WASHINGTON - In a largely-ignored press release last month, the White House announced that President Obama had signed a proclamation designating National Park Week.
But while the document bears his signature, it turns out he that didn't sign it. The White House autopen did.
In the text of the proclamation, the president lays out his reasons for honoring America's parks and states "I have hereunto set my hand this twentieth day of April."
It would have been more accurate if he said he sent the document to the autopen to have it inscribed it with a nearly identical facsimile of his signature. Admittedly, that phrasing lacks the same rhetorical flourish.
The White House confirmed that at least two other proclamations were signed not by the president but by his autopen:
- National Grandparents Day, 2014
- National Days of Prayer and Remembrance, 2014
It's possible many more of Mr. Obama's proclamations have been signed by mechanical device and not by hand, but the White House declined to provide a document-by-document accounting, despite repeated requests by CBS News. In general, the White House puts the autopen to work if the president is out of town or otherwise unavailable to sign the document.
In the White House view, it doesn't matter whether the president actually signed the proclamations - or whether a robotic device signed for him.
"Some are autopen, some are by hand - but they are still his signature," says Deputy Press Secretary Jennifer Friedman.
The White House uses the same argument in defending the five pieces of legislation known to have been signed into law not by the hand of the President - as required by the Constitution - but by the autopen.

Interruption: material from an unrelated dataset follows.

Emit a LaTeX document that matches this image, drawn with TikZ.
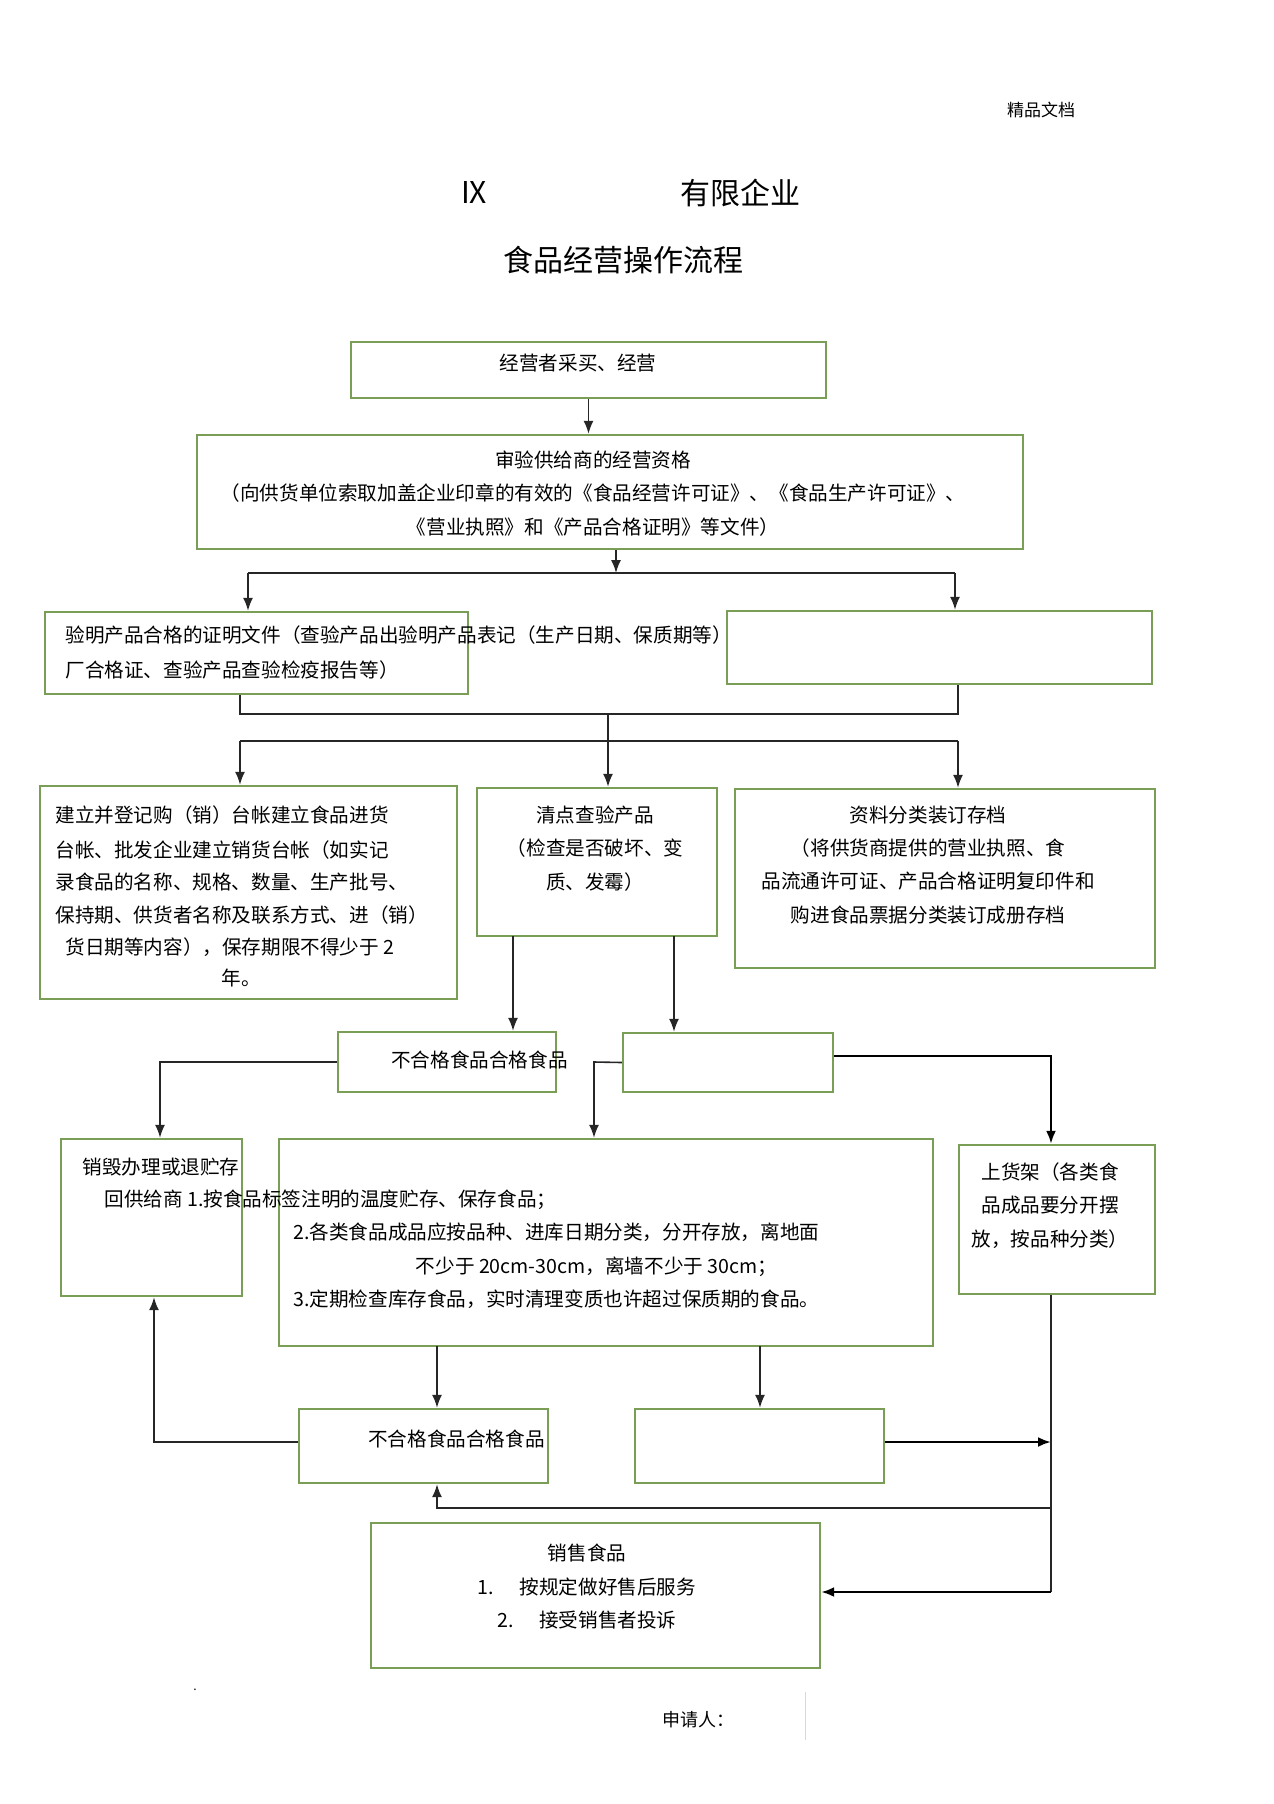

The White House cites a 2005 opinion from the Justice Department's Office of Legal Counsel. It asserts that "the President need not personally perform the physical act of affixing his signature to a bill he approves and decides to sign."
That argument applies to a presidential proclamation, the White House insists: signatures by the president's hand or autopen are legally the same.
But the White House is a little self-conscious about the matter. It refuses to let CBS News get a picture of the White House autopen, or interview the official whose job it is to inscribe the president's signature on bills, proclamations or other official documents.
It's not clear if the White House keeps a permanent record of which bills and documents are signed by autopen. And historians may have a hard time telling real and facsimile presidential signatures apart.
The White House assertion on the use of the autopen on bills and official documents has yet to be upheld in court. No challenge to the practice has yet been filed.
The president's real signature in the graphic above is the one on the right.